Consider the schema below:
domain
(string)path
(string)visits
(Int)
In this case, we want to group visits by domain
and path
.
Putting the domain
and path
in the sorting key will “roll up” the visits by two columns.
- Console
- API
- Terraform
mutation {
createDataPoolV2(
input: {
uniqueName: "visits"
description: "Data Pool for visits"
columns: [
{ columnName: "domain", type: STRING, isNullable: false }
{ columnName: "path", type: STRING, isNullable: false }
{ columnName: "visits", type: INT64, isNullable: true }
]
tableSettings: {
engine: {
summingMergeTree: {
type: SUMMING_MERGE_TREE
}
}
orderBy: ["domain", "path"]
}
}
) {
dataPool {
id
uniqueName
description
tableSettings {
orderBy
}
}
}
}
This way, your data will be sorted like the table below:
An illustration of the “visits” aggregated table, with rows aggregated by the domain and path columns.

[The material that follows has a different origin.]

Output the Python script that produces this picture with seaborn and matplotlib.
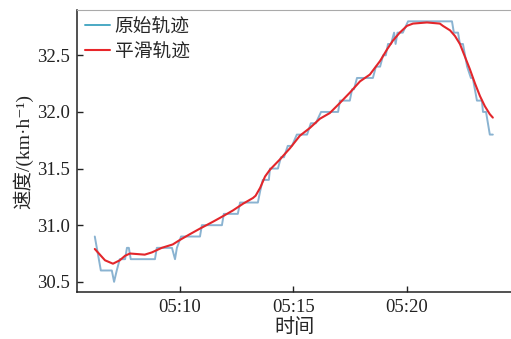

Frequently asked questions
What is the difference between the sorting key and the primary key?
In ClickHouse, the sorting key and primary key are closely related, but serve different purposes:
- The sorting key is used to sort the rows stored within each table part. The sorting key also influences the merge behavior of the MergeTree family of table engines, as described above.
- The primary key is used for indexing. ClickHouse builds a sparse primary index that allows it to quickly skip over irrelevant rows during a query, based on the primary key.
If the primary key is unspecified, it defaults to the sorting key, and so the primary key and sorting key are often identical. In most cases, you don’t need separate sorting and primary keys.
It is important to note that in ClickHouse, the primary key doesn't enforce record uniqueness as it does in other databases.
What happens if I don’t define a sorting key for my table?
If you don't define a sorting key for your table in ClickHouse, the data in your table will not be organized in any specific order. This lack of order can lead to slower query performance, as ClickHouse will not be able to skip over irrelevant data during a query. It is always recommended to define a sorting key that aligns with your most common query patterns to optimize your table for fast data retrieval.
How can I change the sorting key of an existing table?
You can’t change the sorting key of an existing ClickHouse table. Instead, you will need to create a Materialized View that takes the records from the source table and writes them to a new table that has a different sorting key.
Do merges happen on a given schedule? Is it configurable?
Merges in ClickHouse do not occur on a predictable schedule and are not directly configurable. Instead, they are determined by a complex algorithm within ClickHouse. This algorithm considers various factors, such as the size of the data, the amount of available disk space, and the system load. Consequently, the timing and frequency of merges can vary greatly and are not directly controllable by the user.
Can a table have multiple sorting keys to support different access patterns?
No, a table cannot have multiple sorting keys in ClickHouse. However, you can create Materialized Views that are updated in real-time, each with a different sorting key to optimize different access patterns.
What happens if I use mutable columns in my sorting key?
If you use mutable columns in your sorting key in ClickHouse, it can lead to unexpected and incorrect query results. This is because the sorting key in ClickHouse is used to organize data within each table part at the time of data insertion. If a column value changes after it has been inserted, the physical order of the data in the table does not change. Therefore, the data organization based on the old value of the mutable column stays intact. This discrepancy between the actual value of the column and the physical data organization can cause ClickHouse to skip over relevant data during a query, leading to incorrect results.